Looking at the map of where we are and where we still need to go can at times be disheartening unless one looks at the bigger picture or recalls certain sayings about a bad day of fishing. For example:
Distance to the Moon: 239,000 mi
Circumference of the earth: 24,901 mi
Approximate distance to go: 1,150 mi
So it seems we’re doing okay and, in fact, if the ’10 continues performing as she has been we may even get to the Model T Ford Club of America’s National Tour at Richmond, IN by Wednesday evening just to say hi.
As we write this, the Missouri River to which the Yellowstone River is the largest tributary by volume, lies behind us to the West.
We crossed, as promised, at Decatur, NE and are now rolling along the Loess Scenic Highway in Iowa, made possible by a generous donation of ground dust from the last glacial maxima about 22,000 years ago.

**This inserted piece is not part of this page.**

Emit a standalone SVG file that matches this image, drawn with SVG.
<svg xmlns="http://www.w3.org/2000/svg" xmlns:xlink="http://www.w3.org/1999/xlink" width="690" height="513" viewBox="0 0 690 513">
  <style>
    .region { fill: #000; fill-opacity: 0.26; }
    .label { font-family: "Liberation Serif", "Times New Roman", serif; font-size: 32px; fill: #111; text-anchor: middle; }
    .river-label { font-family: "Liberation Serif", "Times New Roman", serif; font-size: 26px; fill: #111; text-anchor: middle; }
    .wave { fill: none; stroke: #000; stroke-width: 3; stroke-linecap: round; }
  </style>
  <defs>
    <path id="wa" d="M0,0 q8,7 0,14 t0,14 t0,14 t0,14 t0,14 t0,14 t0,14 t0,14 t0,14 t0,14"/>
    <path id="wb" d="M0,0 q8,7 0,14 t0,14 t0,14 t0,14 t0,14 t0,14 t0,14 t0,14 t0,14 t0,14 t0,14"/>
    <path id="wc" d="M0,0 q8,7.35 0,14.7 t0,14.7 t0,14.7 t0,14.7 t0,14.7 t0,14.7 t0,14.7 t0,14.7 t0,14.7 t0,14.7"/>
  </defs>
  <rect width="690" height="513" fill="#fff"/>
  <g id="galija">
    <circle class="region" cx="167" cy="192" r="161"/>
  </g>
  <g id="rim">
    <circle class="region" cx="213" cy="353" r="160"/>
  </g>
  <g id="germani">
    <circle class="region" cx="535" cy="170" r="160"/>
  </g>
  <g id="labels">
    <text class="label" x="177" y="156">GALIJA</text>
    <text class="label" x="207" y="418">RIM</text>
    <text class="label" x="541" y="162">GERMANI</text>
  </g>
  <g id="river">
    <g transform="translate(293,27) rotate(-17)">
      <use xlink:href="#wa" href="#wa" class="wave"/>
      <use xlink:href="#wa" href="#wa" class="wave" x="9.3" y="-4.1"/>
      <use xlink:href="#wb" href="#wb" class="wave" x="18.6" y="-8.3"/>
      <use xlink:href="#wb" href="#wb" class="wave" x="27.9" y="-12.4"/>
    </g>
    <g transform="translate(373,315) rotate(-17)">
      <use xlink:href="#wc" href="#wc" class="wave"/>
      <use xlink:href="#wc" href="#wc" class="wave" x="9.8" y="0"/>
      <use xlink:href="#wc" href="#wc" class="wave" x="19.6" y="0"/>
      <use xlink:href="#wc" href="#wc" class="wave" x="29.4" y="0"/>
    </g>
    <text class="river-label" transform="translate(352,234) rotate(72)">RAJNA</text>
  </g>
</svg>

Our plan will be to continue on towards either Carroll or slightly farther to Jefferson, depending on whether we can make it to the Carroll Brewing Company before it closes. If you don’t hear from us this evening, we’re in Carroll.
The drive in Nebraska took us through the quiet towns of Pilger, Wisner, Beemer, Bancroft and Lyons.
Interestingly, Bancroft is home to the eponymous John G. Neihardt State Historic Site, recognizing Nebraska’s Poet Laureate in Perpetuity, although we must admit we did not stop to visit as the Missouri River was calling.
In Decatur, while getting gas before The Crossing, photographer Elmer Smith found interest in the ’10 and broke out his Mamiya 220 to snap some pictures.
Finally, we’d be remiss if we didn’t acknowledge all the friendly drivers in Nebraska who have been giving us the finger all day. This apparently customary wave between two oncoming cars consists of raising the index finger of whichever hand happens to be at the top off the steering wheel when passing, thus acknowledging their approval of the ’10. A fine custom indeed!